I'm talking driftwood is found, cleaned, treated and finds its way into a tank the same day. That's how impatient I am.


----------



## kcartwright856 (Jan 16, 2012)

TWA said:


> I'm talking driftwood is found, cleaned, treated and finds its way into a tank the same day. That's how impatient I am.


Preaching to the choir, baby! I am not a patient individual.

I was on vacation when I collected the driftwood and had no idea what sort of bugs could be on wood that washed up on the beach. Though, since the tank wasn't set up, I figured that a thorough drying out followed by a long boil should sterilize it. This was before I knew jack about squat.

The wood has been wonderful, though! I haven't had any tannin staining, rot, fungus, or any other issues. I'm not sure if the pH drop from tap to tank is due to the wood, my CO2, or both, but the tank doesn't seem to mind too much.


----------



## kcartwright856 (Jan 16, 2012)

Oh, and I must add that I don't find it nearly as beautiful as the driftwood in other tanks, but I don't have the money to drop on those gorgeous mopani pieces! Maybe someday!


----------



## TWA (Jan 30, 2012)

Too expensive for me, I'll stick to my Missouri River wood.


----------



## kcartwright856 (Jan 16, 2012)

Amen to that!


----------



## UGA_Grad_Student (Feb 14, 2012)

I have had luck just in random ponds around the area with driftwood....however that was before I had aquariums.

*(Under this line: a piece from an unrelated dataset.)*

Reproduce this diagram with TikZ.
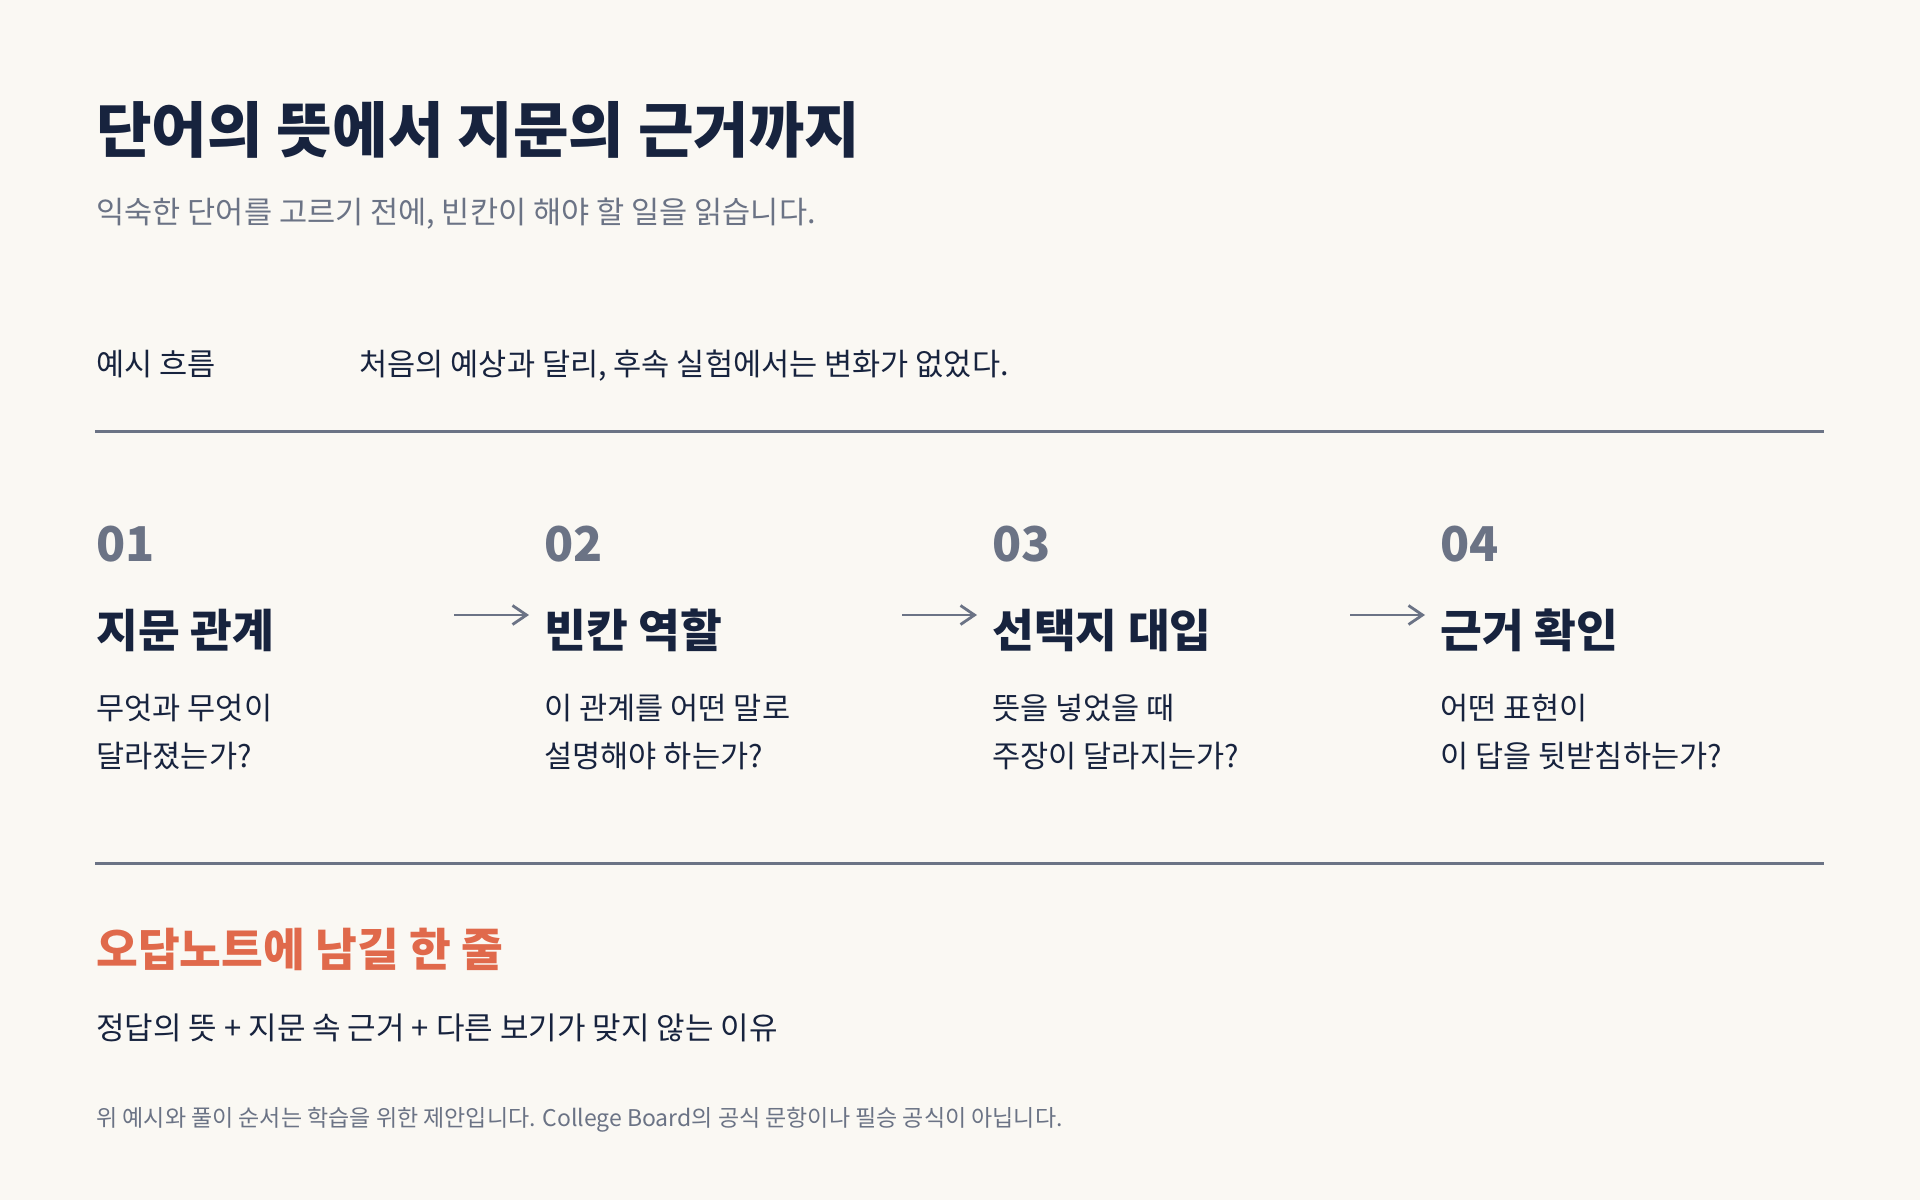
\documentclass[tikz,border=0pt]{standalone}
\usepackage{fontspec}
\setmainfont{Noto Sans CJK KR}
\usepackage{tikz}
\usetikzlibrary{arrows.meta}
\definecolor{paper}{HTML}{FAF8F3}
\definecolor{ink}{HTML}{17233E}
\definecolor{slate}{HTML}{6B7385}
\definecolor{coral}{HTML}{E0694B}

\begin{document}
\begin{tikzpicture}[x=0.5pt,y=-0.5pt]
	\tikzstyle{every node} = [inner sep = 0, anchor = base west]
	\tikzstyle{rule} = [draw = slate, line width = 1.5pt]
	\tikzstyle{flow} = [draw = slate, line width = 1.4pt, -{Straight Barb[length=7pt,width=9.5pt]}]
	\tikzstyle{num} = [text = slate, font = \fontsize{24}{24}\bfseries]
	\tikzstyle{head} = [text = ink, font = \fontsize{22.7}{22.7}\bfseries]
	\tikzstyle{body} = [text = ink, align = left, font = \fontsize{15.3}{24}\selectfont]
\fill[paper] (0,0) rectangle (1920,1200);
\useasboundingbox (0,0) rectangle (1920,1200);
\node[text = ink, font = \fontsize{30.2}{30.2}\bfseries] (title) at (96,152) {단어의 뜻에서 지문의 근거까지};
\node[text = slate, font = \fontsize{15.3}{15.3}\selectfont] (sub) at (96,223) {익숙한 단어를 고르기 전에, 빈칸이 해야 할 일을 읽습니다.};
\node[text = ink, font = \fontsize{15.3}{15.3}\selectfont] (ex) at (96,375) {예시 흐름};
\node[text = ink, font = \fontsize{15.3}{15.3}\selectfont] (exline) at (359,375) {처음의 예상과 달리, 후속 실험에서는 변화가 없었다.};
\coordinate (top0) at (95,431);
\coordinate (top1) at (1824,431);
\path[rule] (top0) -- (top1);
\node[num] (n1) at (96,561) {01};
\node[num] (n2) at (544,561) {02};
\node[num] (n3) at (992,561) {03};
\node[num] (n4) at (1440,561) {04};
\node[head] (h1) at (96,647) {지문 관계};
\node[head] (h2) at (544,647) {빈칸 역할};
\node[head] (h3) at (992,647) {선택지 대입};
\node[head] (h4) at (1440,647) {근거 확인};
\node[body] (b1) at (96,767) {무엇과 무엇이\\달라졌는가?};
\node[body] (b2) at (544,767) {이 관계를 어떤 말로\\설명해야 하는가?};
\node[body] (b3) at (992,767) {뜻을 넣었을 때\\주장이 달라지는가?};
\node[body] (b4) at (1440,767) {어떤 표현이\\이 답을 뒷받침하는가?};
\coordinate (a1) at (454,615);
\coordinate (a2) at (902,615);
\coordinate (a3) at (1350,615);
	\path[flow] (a1) -- ([xshift=-7.5pt]a1 -| h2.west);
	\path[flow] (a2) -- ([xshift=-7.5pt]a2 -| h3.west);
	\path[flow] (a3) -- ([xshift=-7.5pt]a3 -| h4.west);
\coordinate (bot0) at (95,863);
\coordinate (bot1) at (1824,863);
\path[rule] (bot0) -- (bot1);
\node[text = coral, font = \fontsize{22.7}{22.7}\bfseries] (note) at (96,966) {오답노트에 남길 한 줄};
\node[text = ink, font = \fontsize{15.5}{15.5}\selectfont] (sum) at (96,1039) {정답의 뜻 + 지문 속 근거 + 다른 보기가 맞지 않는 이유};
\node[text = slate, font = \fontsize{11.5}{11.5}\selectfont] (foot) at (96,1126) {위 예시와 풀이 순서는 학습을 위한 제안입니다. College Board의 공식 문항이나 필승 공식이 아닙니다.};
\end{tikzpicture}
\end{document}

I just liked the look around the house/apartment.


----------



## oscarsx (Mar 15, 2011)

Tannis like others said is beneficial for the fish, no harm in tank.. In some cases it actually promotes spawning in some fish... 

I don't personally don't like it, so boiling the DW it is :/


----------



## allegoriest (Jul 9, 2010)

I've had a piece of driftwood in my yard for about a year. IT WON'T STOP BLEEDING. I don't even like the stupid thing anymore. It was just for my plecostomus. 

I've known angel people who have sworn up and down that delicious tea water makes the fishies happier. I have no idea. One of my nanos has never gotten rid of the end of the tea colour, and has a faintly yellow tint, but it has the nicest plants. I think its just a coincidence though. 

You could just get a large plastic storage container, and keep it in the yard or something, and rinse it out every day. I tend to do something like this.


----------



## Robert H (Apr 3, 2003)

> Some of the tank "Purists" claim tannins can negatively affect the lighting, but I've found a couple of large water changes will remove the tannins fairly quickly, before the plants could be affected. But, I don't keep high end plants, so the experts may be right.


LOL.... tannin makes light dimmer, but only for as long as it is in the water. If you remove it with water changes or whatever it is no longer an issue, and if your light is not weak to begin with, it will not matter too much. Tannin is like putting on sunblock. It depends on how bright the sun is and how strong the sunblock is.

Tannin itself has no negative affect at all. Some plants grow better in it, and some fish love it and it will more readily spawn in it. Tannin makes the water more acidic. It lowers the pH for as long as it is in the water.


----------



## Ptyochromis (Mar 16, 2012)

I normally just take a stiff brush to driftwood, give it a rinse under tap water then tank water. And i make sure all the carbon is out of the filter. Also when my tannins start to clear up through water changes, I add more wood. MORE TANNINS. Also mopani wood has the most tannins and it's super dense.


----------